How WWE can generate more interest in their Pay Per Views and get more miles out of their feuds.
Last week we established a ranking or tier system to restore a level of competition and realism to wrestling. This week, we’ll be looking at how to implement that system into a new (or rather old) system of Pay-Per-Views and Supershows in order to build drama, lengthen storylines, and therefore pique interest in a feud over the long term.
Look at any good feud in wrestling and they all have one thing in common. Time. Ric Flair battled the likes of Ricky Steamboat, Harley Race, and Hulk Hogan for years. Hogan himself had a slow boiling but eventually uncontainable feud with Andre the Giant that went for something like 28 months. Even a relatively short feud, Bret Hart and Steve Austin had the hottest storyline going into Wrestlemania 13, and that had been started before the Survivor Series the year before.
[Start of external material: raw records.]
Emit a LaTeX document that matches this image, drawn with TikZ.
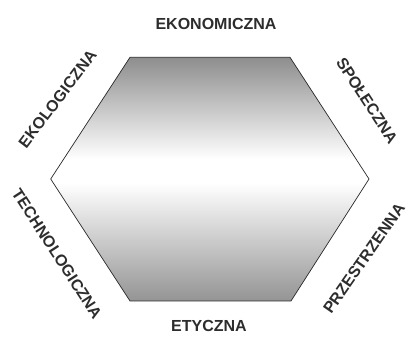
\documentclass[tikz,border=0pt]{standalone}
\usepackage{fontspec}
\setmainfont{Liberation Sans}
\definecolor{hextop}{RGB}{140,140,140}
\definecolor{hexbot}{RGB}{148,148,148}
\definecolor{labelc}{RGB}{45,45,45}
\definecolor{edgec}{RGB}{40,40,40}
\begin{document}
\begin{tikzpicture}[x=1pt,y=1pt,
  lbl/.style={text=labelc,font=\fontsize{16}{19}\selectfont\bfseries,inner sep=0pt}]
\useasboundingbox (0,0) rectangle (408,338);
\coordinate (tl) at (130,280.7);
\coordinate (tr) at (290,280.7);
\coordinate (r)  at (369,159);
\coordinate (br) at (291,37);
\coordinate (bl) at (130,37);
\coordinate (l)  at (50.7,159);
\begin{scope}
\clip (tl) -- (tr) -- (r) -- (br) -- (bl) -- (l) -- cycle;
\fill[white] (40,154) rectangle (380,179);
\foreach \i in {0,...,103} {
  \pgfmathsetmacro{\pa}{100*\i/103}
  \fill[hextop!\pa!white] (40,178+\i) rectangle (380,179.2+\i);
}
\foreach \i in {0,...,118} {
  \pgfmathsetmacro{\pb}{100*\i/118}
  \fill[hexbot!\pb!white] (40,153.8-\i) rectangle (380,155-\i);
}
\end{scope}
\draw[edgec,line width=0.7pt,line join=miter]
  (tl) -- (tr) -- (r) -- (br) -- (bl) -- (l) -- cycle;
\node[lbl] (eko) at (216,314.5) {EKONOMICZNA};
\node[lbl] (ety) at (209,12) {ETYCZNA};
\node[lbl,rotate=53] (ekol) at (57.5,239) {EKOLOGICZNA};
\node[lbl,rotate=-57] (spo) at (367,237.5) {SPOŁECZNA};
\node[lbl,rotate=55] (prz) at (364,79.5) {PRZESTRZENNA};
\node[lbl,rotate=-57] (tech) at (57,84) {TECHNOLOGICZNA};
\end{tikzpicture}
\end{document}
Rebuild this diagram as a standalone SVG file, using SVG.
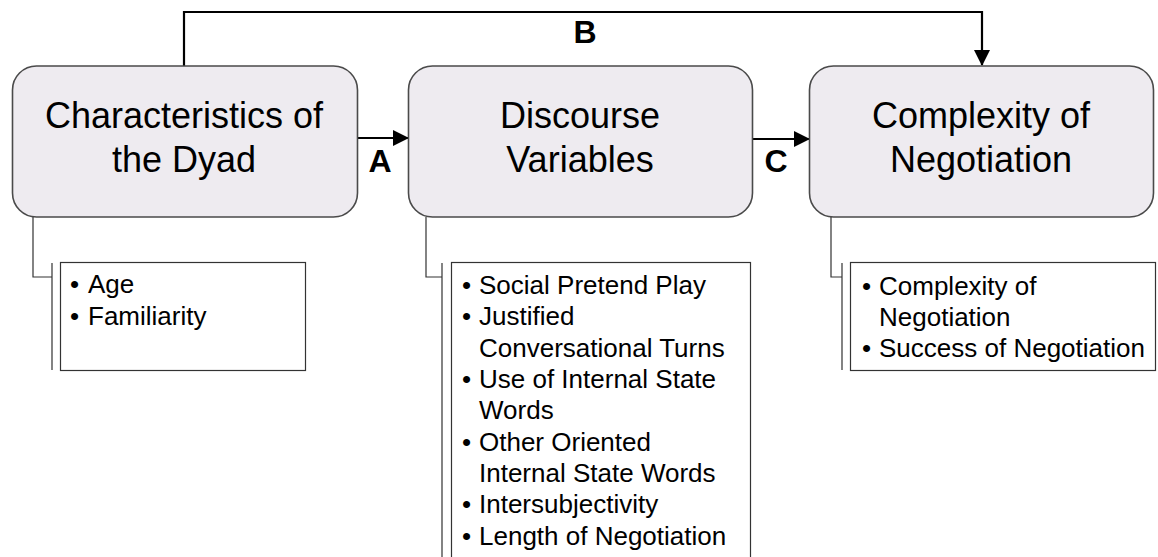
<svg xmlns="http://www.w3.org/2000/svg" width="1158" height="557" viewBox="0 0 1158 557">
<defs>
<style>
.box{fill:#EEEBF0;stroke:#4a4a4a;stroke-width:1.6}
.title{font-family:"Liberation Sans",Arial,sans-serif;font-size:36px;fill:#000;text-anchor:middle}
.lbl{font-family:"Liberation Sans",Arial,sans-serif;font-size:32px;font-weight:bold;fill:#000;text-anchor:middle}
.list{fill:#fff;stroke:#333;stroke-width:1.2}
.br{fill:none;stroke:#333;stroke-width:1.2}
.item{font-family:"Liberation Sans",Arial,sans-serif;font-size:26px;fill:#000}
.con{fill:none;stroke:#000;stroke-width:2.2}
</style>
<marker id="ah" markerWidth="16" markerHeight="16" refX="15" refY="8" orient="auto" markerUnits="userSpaceOnUse">
<path d="M0,0 L16,8 L0,16 Z" fill="#000"/>
</marker>
</defs>
<rect width="1158" height="557" fill="#fff"/>
<g id="connectors">
<path class="con" d="M184,66 V12 H982 V65" marker-end="url(#ah)"/>
<path class="con" d="M357,138 H408" marker-end="url(#ah)"/>
<path class="con" d="M752,139 H809" marker-end="url(#ah)"/>
<text class="lbl" x="585" y="43">B</text>
<text class="lbl" x="380" y="172">A</text>
<text class="lbl" x="776" y="172">C</text>
</g>
<g id="node-dyad">
<rect class="box" x="12.5" y="66" width="345" height="151" rx="24"/>
<text class="title" x="184" y="128">Characteristics of</text>
<text class="title" x="184" y="172">the Dyad</text>
</g>
<g id="node-discourse">
<rect class="box" x="408.5" y="66" width="344" height="151" rx="24"/>
<text class="title" x="580" y="128">Discourse</text>
<text class="title" x="580" y="172">Variables</text>
</g>
<g id="node-complexity">
<rect class="box" x="809.5" y="66" width="344" height="151" rx="24"/>
<text class="title" x="981" y="128">Complexity of</text>
<text class="title" x="981" y="172">Negotiation</text>
</g>
<g id="list-dyad">
<path class="br" d="M33,217 V277 H52 M52,263 V370"/>
<rect class="list" x="60.5" y="262.5" width="245" height="108"/>
<text class="item" x="70" y="293">•</text><text class="item" x="88" y="293">Age</text>
<text class="item" x="70" y="325">•</text><text class="item" x="88" y="325">Familiarity</text>
</g>
<g id="list-discourse">
<path class="br" d="M426,217 V277 H442 M442,263 V560"/>
<rect class="list" x="451.5" y="262.5" width="299" height="300"/>
<g class="item">
<text x="462" y="294">•</text><text x="479" y="294">Social Pretend Play</text>
<text x="462" y="325">•</text><text x="479" y="325">Justified</text>
<text x="479" y="357">Conversational Turns</text>
<text x="462" y="388">•</text><text x="479" y="388">Use of Internal State</text>
<text x="479" y="419">Words</text>
<text x="462" y="451">•</text><text x="479" y="451">Other Oriented</text>
<text x="479" y="482">Internal State Words</text>
<text x="462" y="513">•</text><text x="479" y="513">Intersubjectivity</text>
<text x="462" y="545">•</text><text x="479" y="545">Length of Negotiation</text>
</g>
</g>
<g id="list-complexity">
<path class="br" d="M831,217 V277 H842 M842,263 V370"/>
<rect class="list" x="850.5" y="262.5" width="305" height="108"/>
<g class="item">
<text x="862" y="295">•</text><text x="879" y="295">Complexity of</text>
<text x="879" y="326">Negotiation</text>
<text x="862" y="357">•</text><text x="879" y="357">Success of Negotiation</text>
</g>
</g>
</svg>
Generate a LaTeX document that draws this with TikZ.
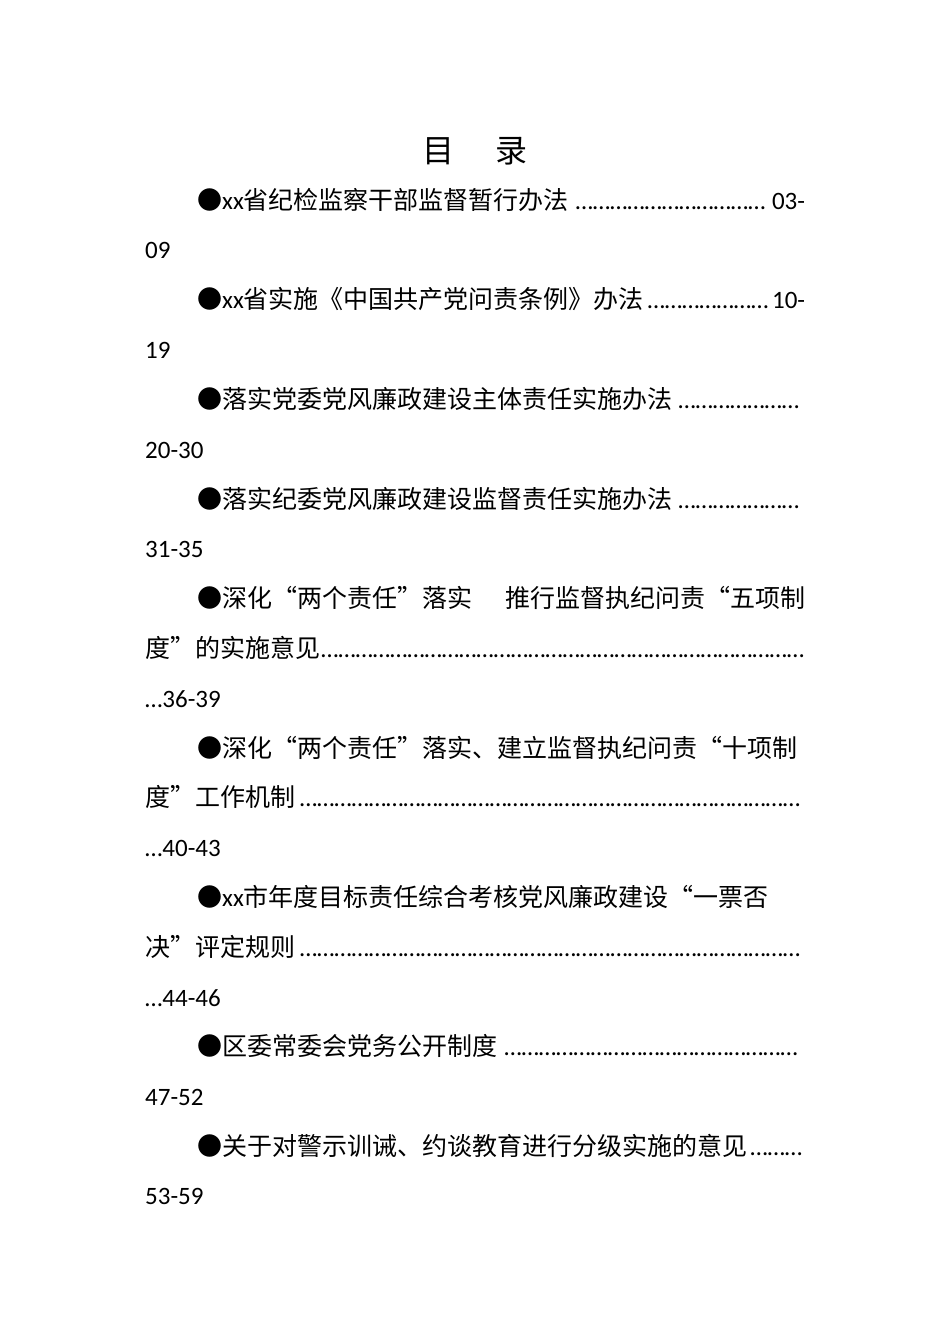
\documentclass[tikz,border=0pt]{standalone}
\usepackage{fontspec}
\setmainfont{Noto Sans CJK SC}
\newfontfamily\lat{Carlito}
\newcommand{\La}[1]{{\lat #1}}
\newcommand{\dts}{\cleaders\hbox{\lat …}\hfill}
\begin{document}
\begin{tikzpicture}[x=1pt,y=-1pt,
  ln/.style={anchor=base west,inner sep=0pt,font=\fontsize{25}{25}\selectfont}]
\useasboundingbox (0,0) rectangle (950,1344);
\fill[white] (0,0) rectangle (950,1344);
\node[anchor=base,inner sep=0pt,font=\fontsize{32}{32}\selectfont] (t) at (475,162) {目\hspace{1.3em}录};
\def\W{608pt}
\def\WW{660pt}
\node[ln] (a1) at (197,209) {\hbox to \W{●\La{xx}省纪检监察干部监督暂行办法\dts\La{03-}}};
\node[ln] (a2) at (145,258) {\La{09}};
\node[ln] (b1) at (197,308) {\hbox to \W{●\La{xx}省实施《中国共产党问责条例》办法\dts\La{10-}}};
\node[ln] (b2) at (145,358) {\La{19}};
\node[ln] (c1) at (197,408) {\hbox to \W{●落实党委党风廉政建设主体责任实施办法\dts}};
\node[ln] (c2) at (145,458) {\La{20-30}};
\node[ln] (d1) at (197,508) {\hbox to \W{●落实纪委党风廉政建设监督责任实施办法\dts}};
\node[ln] (d2) at (145,557) {\La{31-35}};
\node[ln] (e1) at (197,607) {\hbox to \W{●深化“两个责任”落实\hfill 推行监督执纪问责“五项制}};
\node[ln] (e2) at (145,657) {\hbox to \WW{度”的实施意见\dts}};
\node[ln] (e3) at (145,707) {\La{…36-39}};
\node[ln] (f1) at (197,757) {\hbox to \W{●深化“两个责任”落实、建立监督执纪问责“十项制}};
\node[ln] (f2) at (145,806) {\hbox to \WW{度”工作机制\dts}};
\node[ln] (f3) at (145,856) {\La{…40-43}};
\node[ln] (g1) at (197,906) {\hbox to \W{●\La{xx}市年度目标责任综合考核党风廉政建设“一票否}};
\node[ln] (g2) at (145,956) {\hbox to \WW{决”评定规则\dts}};
\node[ln] (g3) at (145,1006) {\La{…44-46}};
\node[ln] (h1) at (197,1055) {\hbox to \W{●区委常委会党务公开制度\dts}};
\node[ln] (h2) at (145,1105) {\La{47-52}};
\node[ln] (i1) at (197,1155) {\hbox to \W{●关于对警示训诫、约谈教育进行分级实施的意见\dts}};
\node[ln] (i2) at (145,1204) {\La{53-59}};
\end{tikzpicture}
\end{document}
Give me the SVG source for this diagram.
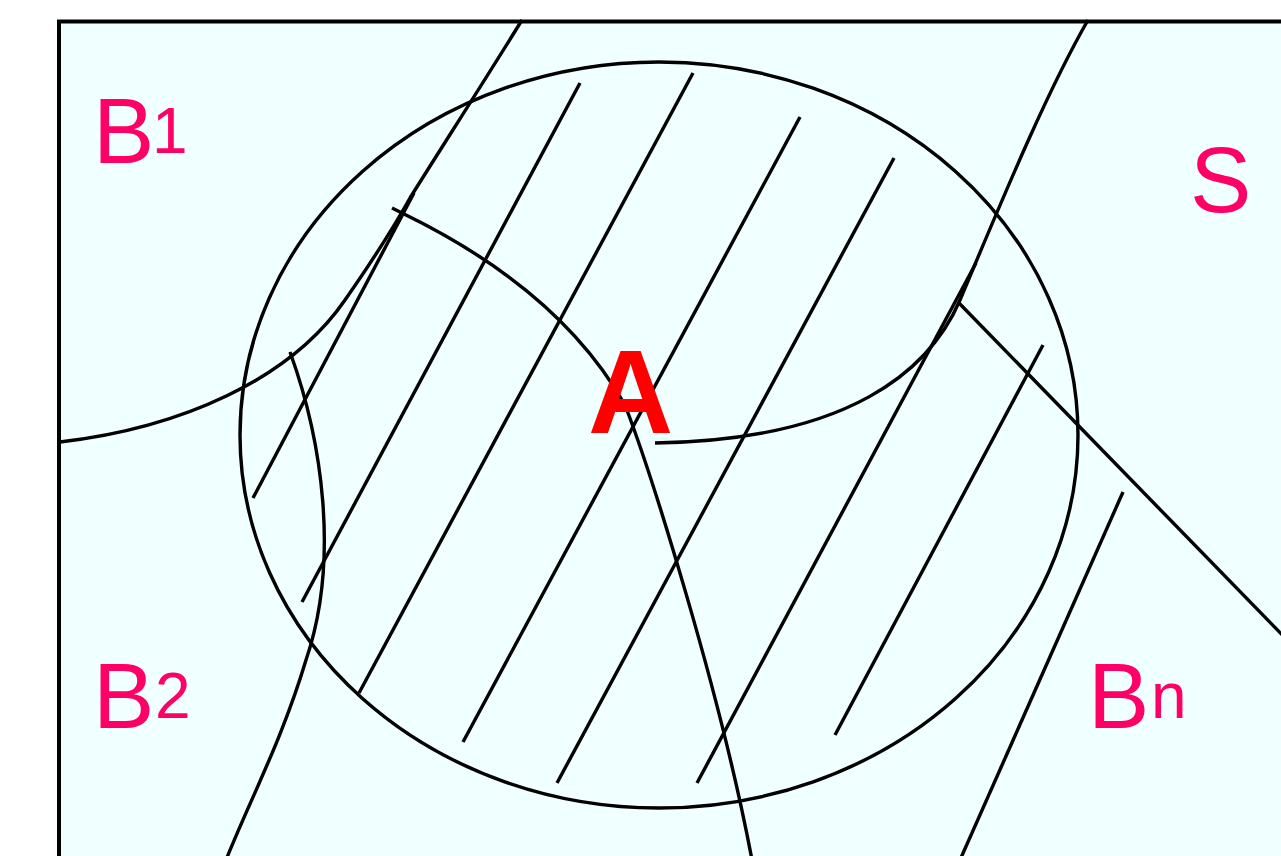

If we look at the main event of this Sunday’s upcoming Summerfest, although John Cena and Randy Orton have a history, how long has their current feud been going? It looks to me like it’s been about three weeks. What makes the situation even worse in my eyes is that Cena and Orton are both a great promo. Both of them talk with the realism and intensity that puts them up there with the great stick men of all time like Flair, the Rock, Austin, and more. The problem is that this intensity building off of just a few weeks of real program exposes it as not genuine and blatantly fake.
The proposal that I’m going to make is simply a return to the way things were. I don’t believe that every title and every champion have to appear on every monthly Pay Per View.
If you’ll recall, the NWA and WCW had regular events called “Clash of the Champions” which would feature a few championship matches, but would mostly be high profile matches on the card that wouldn’t normally be seen on regular television. The WWF had “Saturday Night’s Main Event” which would feature similar programming. Eventually the WWF started lower level Pay Per Views that were only two hours long and were sold for a much cheaper price of $19.99 as opposed to the standard $29.99 of the day.
Slowly but surely as the Monday Night Wars heated up, in order to get the leg up on the competition, both WCW and the WWF eventually went to monthly Pay Per View events. The only problem with this was that both companies had much bigger rosters and because of the higher television ratings could command more ad revenue.
The entire ECW roster these days is smaller than the NWO in late 1998.
For a while, WWE got around this problem by having brand-specific Pay per Views which helped more members of their roster get face time with a Main Event audience, but have since reverted back to cookie cutter monthly events.
With a ranking system, matches toward the top of the ladder could be held at the lower level Pay Per Views such as No Way Out and Armageddon. This could also be the place where the ECW Title, Mid Card titles and the tag titles could be defended as a main event. Or the World Champions could be featured in tag team matches or similar matches that wouldn’t put their titles on the line. Occasionally World Titles would be defended, but not with the same frequency that they are now.
While feuds like Jeff Hardy and CM Punk have indeed survived for a few months, there don’t need to be nearly as many Championship matches in the fold. CM Punk could have cashed in his rematch for Summerslam citing the bigger payday being one of the “Big Four” events of the year for WWE. Every Pay Per View match Hardy has along the way, Punk could have a hand in it. Perhaps he gets booked as the guest referee, perhaps he pays off Hardy’s opponent to soften him up for Summerslam, and perhaps he barters future title shots with other hit men. All the hype will sell that many more Pay Per Views because this will finally be Hardy’s chance to stand up to all of Punk’s tactics. I realize that Hardy is leaving the WWE shortly, but were he not, this is a feud that could have at least another year left in it.